Starting with the first line of the listing, quote each line exactly until and including the one with "const arrowToY = [0.0, -0.355, -1.575];", leaving pictures out.
________
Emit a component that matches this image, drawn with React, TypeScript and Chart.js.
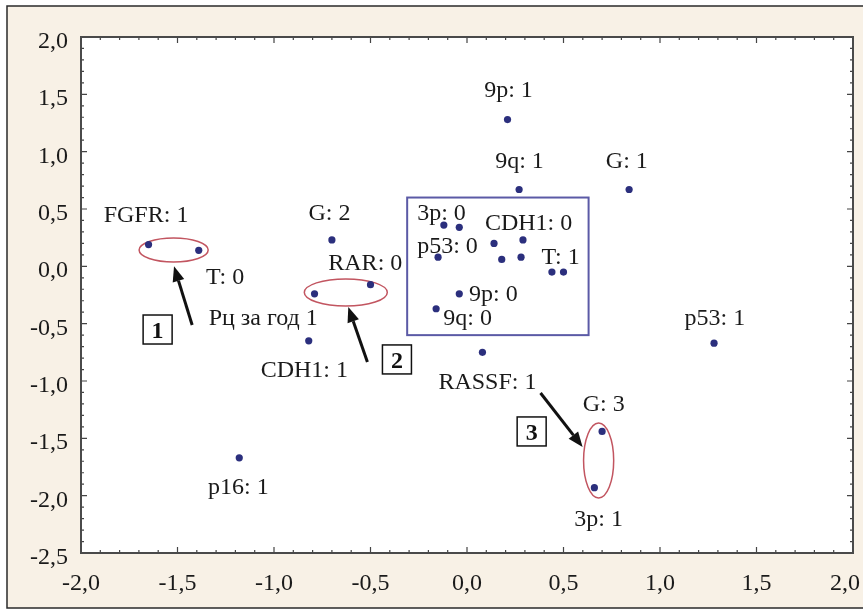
import React, { useEffect, useRef } from "react";
import { Chart, registerables } from "chart.js";

Chart.register(...registerables);

// ---- data ----
const pointX = [0.21, 0.27, 0.84, -1.65, -1.39, -0.7, -0.5, -0.79, -0.82, -0.12, -0.04, 0.14, 0.29, -0.15, 0.18, 0.28, 0.44, 0.5, -0.04, -0.16, 0.08, 1.28, -1.18, 0.7, 0.66];
const pointY = [1.28, 0.67, 0.67, 0.19, 0.14, 0.23, -0.16, -0.24, -0.65, 0.36, 0.34, 0.2, 0.23, 0.08, 0.06, 0.08, -0.05, -0.05, -0.24, -0.37, -0.75, -0.67, -1.67, -1.44, -1.93];

const xTicks = [-2, -1.5, -1, -0.5, 0, 0.5, 1, 1.5, 2];
const yTicks = [-2.5, -2, -1.5, -1, -0.5, 0, 0.5, 1, 1.5, 2];

const labelTexts = ["9p: 1", "9q: 1", "G: 1", "FGFR: 1", "G: 2", "T: 0", "Рц за год 1", "RAR: 0", "CDH1: 1", "3p: 0", "CDH1: 0", "p53: 0", "T: 1", "9p: 0", "9q: 0", "RASSF: 1", "G: 3", "3p: 1", "p16: 1", "p53: 1"];
const labelX = [0.215, 0.272, 0.828, -1.663, -0.713, -1.253, -1.056, -0.527, -0.843, -0.132, 0.319, -0.101, 0.485, 0.137, 0.003, 0.106, 0.708, 0.682, -1.185, 1.284];
const labelY = [1.538, 0.927, 0.927, 0.456, 0.473, -0.085, -0.45, 0.037, -0.904, 0.473, 0.386, 0.186, 0.09, -0.233, -0.45, -1.0, -1.192, -2.203, -1.924, -0.45];

// ellipses: centre x, centre y, radius x, radius y (data units)
const ellipseCX = [-1.52, -0.628, 0.682];
const ellipseCY = [0.142, -0.228, -1.693];
const ellipseRX = [0.179, 0.215, 0.078];
const ellipseRY = [0.105, 0.118, 0.327];

// arrows: from -> to (data units)
const arrowFromX = [-1.424, -0.516, 0.381];
const arrowFromY = [-0.512, -0.834, -1.105];
const arrowToX = [-1.518, -0.615, 0.599];
const arrowToY = [0.0, -0.355, -1.575];

// numbered boxes
const boxTexts = ["1", "2", "3"];
const boxX = [-1.603, -0.363, 0.335];
const boxY = [-0.551, -0.812, -1.44];

// highlighted region rectangle
const regionX = [-0.31, 0.63];
const regionY = [0.6, -0.6];

const FONT = '"Liberation Serif", "Times New Roman", serif';
const fmt = (v: number) => v.toFixed(1).replace(".", ",");

const overlay = {
  id: "overlay",
  beforeDraw(chart: any) {
    const ctx = chart.ctx;
    const W = chart.width;
    const H = chart.height;
    const a = chart.chartArea;
    ctx.save();
    ctx.fillStyle = "#ffffff";
    ctx.fillRect(0, 0, W, H);
    ctx.fillStyle = "#f8f1e6";
    ctx.fillRect(7, 6, W - 7, 602);
    ctx.strokeStyle = "#2a2a2a";
    ctx.lineWidth = 1.5;
    ctx.beginPath();
    ctx.moveTo(W, 6);
    ctx.lineTo(7, 6);
    ctx.lineTo(7, 608);
    ctx.lineTo(W, 608);
    ctx.stroke();
    ctx.fillStyle = "#ffffff";
    ctx.fillRect(a.left, a.top, a.right - a.left, a.bottom - a.top);
    ctx.restore();
  },
  beforeDatasetsDraw(chart: any) {
    const ctx = chart.ctx;
    const xs = chart.scales.x;
    const ys = chart.scales.y;
    ctx.save();
    const rx0 = xs.getPixelForValue(regionX[0]);
    const rx1 = xs.getPixelForValue(regionX[1]);
    const ry0 = ys.getPixelForValue(regionY[0]);
    const ry1 = ys.getPixelForValue(regionY[1]);
    ctx.strokeStyle = "#5b5aa6";
    ctx.lineWidth = 2;
    ctx.strokeRect(rx0, ry0, rx1 - rx0, ry1 - ry0);
    ctx.strokeStyle = "#c25560";
    ctx.lineWidth = 1.5;
    for (let i = 0; i < ellipseCX.length; i++) {
      const cx = xs.getPixelForValue(ellipseCX[i]);
      const cy = ys.getPixelForValue(ellipseCY[i]);
      const rX = Math.abs(xs.getPixelForValue(ellipseCX[i] + ellipseRX[i]) - cx);
      const rY = Math.abs(ys.getPixelForValue(ellipseCY[i] + ellipseRY[i]) - cy);
      ctx.beginPath();
      ctx.ellipse(cx, cy, rX, rY, 0, 0, Math.PI * 2);
      ctx.stroke();
    }
    ctx.restore();
  },
  afterDatasetsDraw(chart: any) {
    const ctx = chart.ctx;
    const xs = chart.scales.x;
    const ys = chart.scales.y;
    ctx.save();
    ctx.strokeStyle = "#111111";
    ctx.fillStyle = "#111111";
    ctx.lineWidth = 3;
    for (let i = 0; i < arrowFromX.length; i++) {
      const x0 = xs.getPixelForValue(arrowFromX[i]);
      const y0 = ys.getPixelForValue(arrowFromY[i]);
      const x1 = xs.getPixelForValue(arrowToX[i]);
      const y1 = ys.getPixelForValue(arrowToY[i]);
      const ang = Math.atan2(y1 - y0, x1 - x0);
      const L = 15;
      const Wd = 6;
      const bx = x1 - L * Math.cos(ang);
      const by = y1 - L * Math.sin(ang);
      ctx.beginPath();
      ctx.moveTo(x0, y0);
      ctx.lineTo(bx, by);
      ctx.stroke();
      ctx.beginPath();
      ctx.moveTo(x1, y1);
      ctx.lineTo(bx + Wd * Math.sin(ang), by - Wd * Math.cos(ang));
      ctx.lineTo(bx - Wd * Math.sin(ang), by + Wd * Math.cos(ang));
      ctx.closePath();
      ctx.fill();
    }
    for (let i = 0; i < boxTexts.length; i++) {
      const cx = xs.getPixelForValue(boxX[i]);
      const cy = ys.getPixelForValue(boxY[i]);
      const s = 29;
      ctx.fillStyle = "#ffffff";
      ctx.fillRect(cx - s / 2, cy - s / 2, s, s);
      ctx.strokeStyle = "#111111";
      ctx.lineWidth = 1.5;
      ctx.strokeRect(cx - s / 2, cy - s / 2, s, s);
      ctx.fillStyle = "#111111";
      ctx.font = `bold 24px ${FONT}`;
      ctx.textAlign = "center";
      ctx.textBaseline = "alphabetic";
      ctx.fillText(boxTexts[i], cx, cy + 8.5);
    }
    ctx.fillStyle = "#1a1a1a";
    ctx.font = `24px ${FONT}`;
    ctx.textAlign = "center";
    ctx.textBaseline = "alphabetic";
    for (let i = 0; i < labelTexts.length; i++) {
      const px = xs.getPixelForValue(labelX[i]);
      const py = ys.getPixelForValue(labelY[i]);
      ctx.fillText(labelTexts[i], px, py + 7.5);
    }
    ctx.restore();
  },
  afterDraw(chart: any) {
    const ctx = chart.ctx;
    const xs = chart.scales.x;
    const ys = chart.scales.y;
    const a = chart.chartArea;
    ctx.save();
    ctx.strokeStyle = "#444444";
    ctx.lineWidth = 1.2;
    for (let k = -20; k <= 20; k++) {
      const v = k / 10;
      const px = xs.getPixelForValue(v);
      const len = k % 5 === 0 ? 6 : 3;
      ctx.beginPath();
      ctx.moveTo(px, a.bottom);
      ctx.lineTo(px, a.bottom - len);
      ctx.moveTo(px, a.top);
      ctx.lineTo(px, a.top + len);
      ctx.stroke();
    }
    for (let k = -25; k <= 20; k++) {
      const v = k / 10;
      const py = ys.getPixelForValue(v);
      const len = k % 5 === 0 ? 6 : 3;
      ctx.beginPath();
      ctx.moveTo(a.left, py);
      ctx.lineTo(a.left + len, py);
      ctx.moveTo(a.right, py);
      ctx.lineTo(a.right - len, py);
      ctx.stroke();
    }
    ctx.strokeStyle = "#4a4a4a";
    ctx.lineWidth = 2;
    ctx.strokeRect(a.left, a.top, a.right - a.left, a.bottom - a.top);
    ctx.fillStyle = "#1a1a1a";
    ctx.font = `24px ${FONT}`;
    ctx.textBaseline = "alphabetic";
    ctx.textAlign = "right";
    for (const v of yTicks) {
      const py = ys.getPixelForValue(v);
      ctx.fillText(fmt(v), 68, py + 11);
    }
    ctx.textAlign = "center";
    for (const v of xTicks) {
      let px = xs.getPixelForValue(v);
      const t = fmt(v);
      const w = ctx.measureText(t).width;
      if (px + w / 2 > 860) px = 860 - w / 2;
      ctx.fillText(t, px, 590);
    }
    ctx.restore();
  },
};

export default function App() {
  const ref = useRef<HTMLCanvasElement | null>(null);
  useEffect(() => {
    if (!ref.current) return;
    const data = pointX.map((x, i) => ({ x, y: pointY[i] }));
    const chart = new Chart(ref.current, {
      type: "scatter",
      data: {
        datasets: [
          {
            data,
            pointRadius: 3.6,
            pointHoverRadius: 3.6,
            backgroundColor: "#2b2f7d",
            borderColor: "#2b2f7d",
            borderWidth: 0,
          },
        ],
      },
      options: {
        animation: false,
        responsive: false,
        devicePixelRatio: 1,
        layout: { padding: { left: 81, top: 37, right: 10, bottom: 58 } },
        plugins: { legend: { display: false }, tooltip: { enabled: false } },
        scales: {
          x: { type: "linear", min: -2, max: 2, display: false },
          y: { type: "linear", min: -2.5, max: 2, display: false },
        },
      },
      plugins: [overlay],
    });
    return () => chart.destroy();
  }, []);
  return (
    <div style={{ position: "absolute", left: 0, top: 0, width: 863, height: 611 }}>
      <canvas ref={ref} width={863} height={611} style={{ width: 863, height: 611, display: "block" }} />
    </div>
  );
}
________
Answer:
Emit a component that matches this image, drawn with React, TypeScript and Chart.js.
import React, { useEffect, useRef } from "react";
import { Chart, registerables } from "chart.js";

Chart.register(...registerables);

// ---- data ----
const pointX = [0.21, 0.27, 0.84, -1.65, -1.39, -0.7, -0.5, -0.79, -0.82, -0.12, -0.04, 0.14, 0.29, -0.15, 0.18, 0.28, 0.44, 0.5, -0.04, -0.16, 0.08, 1.28, -1.18, 0.7, 0.66];
const pointY = [1.28, 0.67, 0.67, 0.19, 0.14, 0.23, -0.16, -0.24, -0.65, 0.36, 0.34, 0.2, 0.23, 0.08, 0.06, 0.08, -0.05, -0.05, -0.24, -0.37, -0.75, -0.67, -1.67, -1.44, -1.93];

const xTicks = [-2, -1.5, -1, -0.5, 0, 0.5, 1, 1.5, 2];
const yTicks = [-2.5, -2, -1.5, -1, -0.5, 0, 0.5, 1, 1.5, 2];

const labelTexts = ["9p: 1", "9q: 1", "G: 1", "FGFR: 1", "G: 2", "T: 0", "Рц за год 1", "RAR: 0", "CDH1: 1", "3p: 0", "CDH1: 0", "p53: 0", "T: 1", "9p: 0", "9q: 0", "RASSF: 1", "G: 3", "3p: 1", "p16: 1", "p53: 1"];
const labelX = [0.215, 0.272, 0.828, -1.663, -0.713, -1.253, -1.056, -0.527, -0.843, -0.132, 0.319, -0.101, 0.485, 0.137, 0.003, 0.106, 0.708, 0.682, -1.185, 1.284];
const labelY = [1.538, 0.927, 0.927, 0.456, 0.473, -0.085, -0.45, 0.037, -0.904, 0.473, 0.386, 0.186, 0.09, -0.233, -0.45, -1.0, -1.192, -2.203, -1.924, -0.45];

// ellipses: centre x, centre y, radius x, radius y (data units)
const ellipseCX = [-1.52, -0.628, 0.682];
const ellipseCY = [0.142, -0.228, -1.693];
const ellipseRX = [0.179, 0.215, 0.078];
const ellipseRY = [0.105, 0.118, 0.327];

// arrows: from -> to (data units)
const arrowFromX = [-1.424, -0.516, 0.381];
const arrowFromY = [-0.512, -0.834, -1.105];
const arrowToX = [-1.518, -0.615, 0.599];
const arrowToY = [0.0, -0.355, -1.575];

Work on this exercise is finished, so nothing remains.